Available data →
'''
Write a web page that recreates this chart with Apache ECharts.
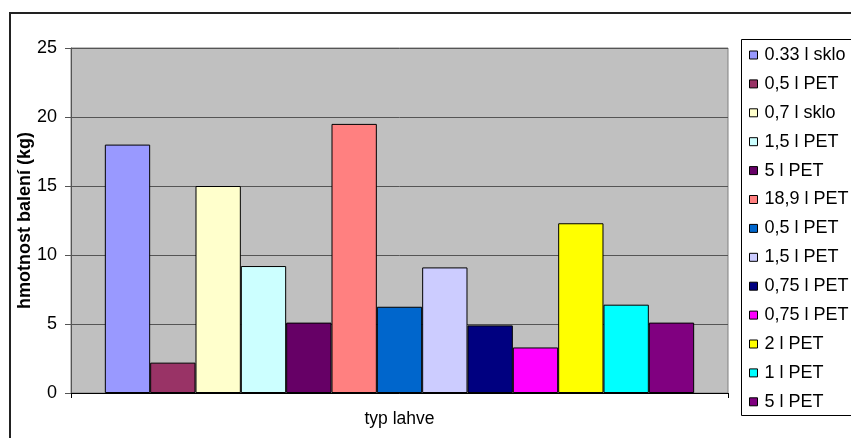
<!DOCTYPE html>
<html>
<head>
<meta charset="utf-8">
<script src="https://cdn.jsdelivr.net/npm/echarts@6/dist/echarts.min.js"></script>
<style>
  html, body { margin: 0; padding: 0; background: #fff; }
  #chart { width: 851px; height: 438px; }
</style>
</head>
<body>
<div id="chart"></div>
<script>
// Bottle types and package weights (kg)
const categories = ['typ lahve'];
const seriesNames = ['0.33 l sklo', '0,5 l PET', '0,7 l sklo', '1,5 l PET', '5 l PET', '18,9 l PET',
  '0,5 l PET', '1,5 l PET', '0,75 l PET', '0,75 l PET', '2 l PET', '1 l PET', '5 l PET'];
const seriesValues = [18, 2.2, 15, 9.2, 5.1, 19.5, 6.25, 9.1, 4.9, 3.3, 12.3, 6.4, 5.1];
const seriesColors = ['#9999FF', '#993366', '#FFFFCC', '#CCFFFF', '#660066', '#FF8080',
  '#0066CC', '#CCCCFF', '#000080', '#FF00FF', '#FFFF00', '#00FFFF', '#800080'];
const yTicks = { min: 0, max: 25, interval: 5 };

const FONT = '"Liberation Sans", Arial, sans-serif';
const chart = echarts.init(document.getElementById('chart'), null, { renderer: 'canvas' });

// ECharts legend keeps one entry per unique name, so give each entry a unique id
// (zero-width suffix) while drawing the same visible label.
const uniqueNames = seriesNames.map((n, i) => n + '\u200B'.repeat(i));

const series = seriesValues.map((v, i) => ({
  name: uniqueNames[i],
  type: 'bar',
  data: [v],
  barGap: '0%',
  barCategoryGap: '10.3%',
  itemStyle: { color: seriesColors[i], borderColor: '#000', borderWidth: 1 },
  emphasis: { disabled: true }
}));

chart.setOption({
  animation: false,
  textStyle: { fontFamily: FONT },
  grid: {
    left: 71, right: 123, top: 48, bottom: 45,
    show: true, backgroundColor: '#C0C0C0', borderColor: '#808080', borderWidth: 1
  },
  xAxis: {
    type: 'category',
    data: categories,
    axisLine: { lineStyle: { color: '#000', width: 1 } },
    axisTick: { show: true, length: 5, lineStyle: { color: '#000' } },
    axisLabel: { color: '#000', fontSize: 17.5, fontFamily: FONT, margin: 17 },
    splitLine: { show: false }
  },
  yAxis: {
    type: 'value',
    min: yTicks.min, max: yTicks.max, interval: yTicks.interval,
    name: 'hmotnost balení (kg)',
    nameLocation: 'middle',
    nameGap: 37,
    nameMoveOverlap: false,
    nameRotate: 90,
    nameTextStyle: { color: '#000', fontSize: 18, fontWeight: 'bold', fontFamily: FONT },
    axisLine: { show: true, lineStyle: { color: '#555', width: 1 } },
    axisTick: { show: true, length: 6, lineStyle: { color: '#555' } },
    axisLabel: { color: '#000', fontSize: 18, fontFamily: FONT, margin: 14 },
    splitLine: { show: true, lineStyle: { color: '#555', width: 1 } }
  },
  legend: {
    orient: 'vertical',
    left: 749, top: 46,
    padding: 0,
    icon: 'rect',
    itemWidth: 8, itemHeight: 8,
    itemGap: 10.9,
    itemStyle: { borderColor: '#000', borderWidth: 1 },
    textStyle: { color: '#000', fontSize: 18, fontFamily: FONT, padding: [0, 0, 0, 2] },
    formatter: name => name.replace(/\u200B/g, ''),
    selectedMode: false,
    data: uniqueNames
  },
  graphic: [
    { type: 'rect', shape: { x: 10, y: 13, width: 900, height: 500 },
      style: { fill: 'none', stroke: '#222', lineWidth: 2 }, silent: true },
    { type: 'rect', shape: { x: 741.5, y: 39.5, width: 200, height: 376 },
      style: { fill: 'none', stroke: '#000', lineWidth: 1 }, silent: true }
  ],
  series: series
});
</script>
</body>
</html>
'''
What is needed →
Exactly restate the lines from the beginning of the data through the line with "25, interval: 5", and no others, keeping pictures out.

Full solution →
Write a web page that recreates this chart with Apache ECharts.
<!DOCTYPE html>
<html>
<head>
<meta charset="utf-8">
<script src="https://cdn.jsdelivr.net/npm/echarts@6/dist/echarts.min.js"></script>
<style>
  html, body { margin: 0; padding: 0; background: #fff; }
  #chart { width: 851px; height: 438px; }
</style>
</head>
<body>
<div id="chart"></div>
<script>
// Bottle types and package weights (kg)
const categories = ['typ lahve'];
const seriesNames = ['0.33 l sklo', '0,5 l PET', '0,7 l sklo', '1,5 l PET', '5 l PET', '18,9 l PET',
  '0,5 l PET', '1,5 l PET', '0,75 l PET', '0,75 l PET', '2 l PET', '1 l PET', '5 l PET'];
const seriesValues = [18, 2.2, 15, 9.2, 5.1, 19.5, 6.25, 9.1, 4.9, 3.3, 12.3, 6.4, 5.1];
const seriesColors = ['#9999FF', '#993366', '#FFFFCC', '#CCFFFF', '#660066', '#FF8080',
  '#0066CC', '#CCCCFF', '#000080', '#FF00FF', '#FFFF00', '#00FFFF', '#800080'];
const yTicks = { min: 0, max: 25, interval: 5 };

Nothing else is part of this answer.